Archbishop José Domingo Ulloa used a major Eucharistic celebration to draw attention to child poverty in Panama, saying the country must respond with urgency to protect its youngest citizens. He cited figures indicating that more than 482,000 children in Panama live in poverty, including one in three Panamanian children and one in six in extreme poverty.

Ulloa said those numbers reflect real lives and warned against indifference to conditions that shape children’s futures. He emphasized that early childhood, from ages 0 to 6, is a decisive stage for integral development and that growing up in poverty can deepen inequality across generations.
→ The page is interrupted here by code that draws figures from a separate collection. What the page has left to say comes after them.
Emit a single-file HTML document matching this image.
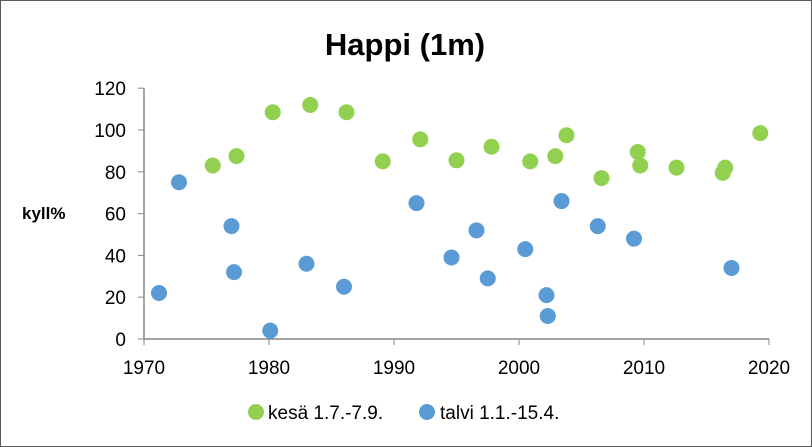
<!DOCTYPE html>
<html><head><meta charset="utf-8"><style>
body{margin:0;background:#fff;}
svg{display:block;font-family:"Liberation Sans",Arial,sans-serif;}
</style></head><body>
<svg id="chart" width="812" height="447">
<rect x="0.5" y="0.5" width="811" height="446" fill="#fff" stroke="#595959"/>
<text x="405" y="55" font-size="31" font-weight="bold" text-anchor="middle" fill="#000">Happi (1m)</text>
<text x="22" y="219" font-size="17" font-weight="bold" fill="#000">kyll%</text>
<g id="axes"></g>
<g id="marks"></g>
<g>
<circle cx="256" cy="412" r="8" fill="#92d050"/>
<text x="268" y="419" font-size="19" fill="#000">kesä 1.7.-7.9.</text>
<circle cx="427" cy="412" r="8" fill="#5b9bd5"/>
<text x="440" y="419" font-size="19" fill="#000">talvi 1.1.-15.4.</text>
</g>
</svg>
<script>
const xTicks=[1970,1980,1990,2000,2010,2020];
const yTicks=[0,20,40,60,80,100,120];
const summerYears=[1975.5,1977.4,1980.3,1983.3,1986.2,1989.1,1992.1,1995,1997.8,2000.9,2002.9,2003.8,2006.6,2009.5,2009.7,2012.6,2016.3,2016.5,2019.3];
const summerValues=[83,87.5,108.5,112,108.5,85,95.5,85.5,92,85,87.5,97.5,77,89.5,83,82,79.5,82,98.5];
const winterYears=[1971.2,1972.8,1977,1977.2,1980.1,1983,1986,1991.8,1994.6,1996.6,1997.5,2000.5,2002.2,2002.3,2003.4,2006.3,2009.2,2017];
const winterValues=[22,75,54,32,4,36,25,65,39,52,29,43,21,11,66,54,48,34];
const X=v=>144+(v-1970)*12.5;
const Y=v=>339-v*2.09;
const NS='http://www.w3.org/2000/svg';
const ax=document.getElementById('axes'),mk=document.getElementById('marks');
function mkEl(t,a,p){const e=document.createElementNS(NS,t);for(const k in a)e.setAttribute(k,a[k]);p.appendChild(e);return e;}
let l=mkEl('line',{x1:144,y1:Y(120),x2:144,y2:339,stroke:'#868686','stroke-width':1.5},ax);


l=mkEl('line',{x1:144,y1:339,x2:X(2020),y2:339,stroke:'#868686','stroke-width':1.5},ax);


yTicks.forEach(v=>{
 mkEl('line',{x1:138,y1:Y(v),x2:144,y2:Y(v),stroke:'#868686'},ax);
 const t=mkEl('text',{x:126,y:Y(v)+7,'font-size':19,'text-anchor':'end',fill:'#000'},ax);
 t.textContent=v;
 
 
});
xTicks.forEach(v=>{
 mkEl('line',{x1:X(v),y1:339,x2:X(v),y2:345,stroke:'#868686'},ax);
 const t=mkEl('text',{x:X(v),y:374,'font-size':19,'text-anchor':'middle',fill:'#000'},ax);
 t.textContent=v;
 
 
});
summerYears.forEach((yr,i)=>{
 const c=mkEl('circle',{cx:X(yr),cy:Y(summerValues[i]),r:8,fill:'#92d050'},mk);
 
 
});
winterYears.forEach((yr,i)=>{
 const c=mkEl('circle',{cx:X(yr),cy:Y(winterValues[i]),r:8,fill:'#5b9bd5'},mk);
 
 
});
</script>
</body></html>
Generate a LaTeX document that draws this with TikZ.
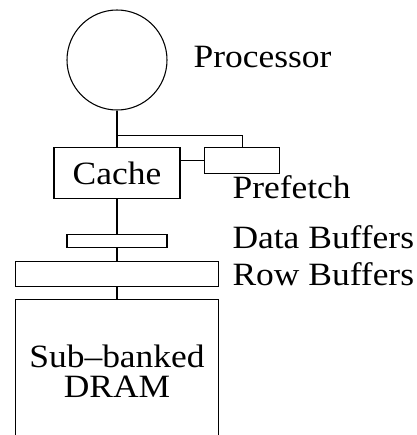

## A Warning About Inequality

The archbishop argued that origin and geography should never determine a child’s future. His message placed child poverty at the center of a broader concern about social inequality, framing it as a national problem that affects long-term opportunity and cohesion.

He also linked the issue to corruption and impunity, saying those practices take resources away from vulnerable families and weaken the country’s future. In his view, a society that fails to care for children is sacrificing its own tomorrow.

## A Call for Shared Responsibility

Ulloa called on multiple sectors of society to work together in response to the problem. He urged action from state institutions, the private sector, civil society, universities, local governments, social organizations and faith communities.

That broad appeal reflects the scale of the challenge. Child poverty is not only a social welfare issue; it affects education, health, development and future productivity. In Panama, as in many countries, conditions in early childhood can have lasting effects on learning, opportunity and social mobility.

## Why It Matters

The archbishop’s remarks place pressure on leaders and institutions to treat child poverty as a priority rather than a background issue. The message also underscores how inequality can persist when children lack stable nutrition, safe environments and access to the support needed during their earliest years.

By speaking during a major religious gathering, Ulloa brought public moral weight to a problem often discussed in economic or policy terms. His warning cast child poverty as both a social emergency and a test of national responsibility.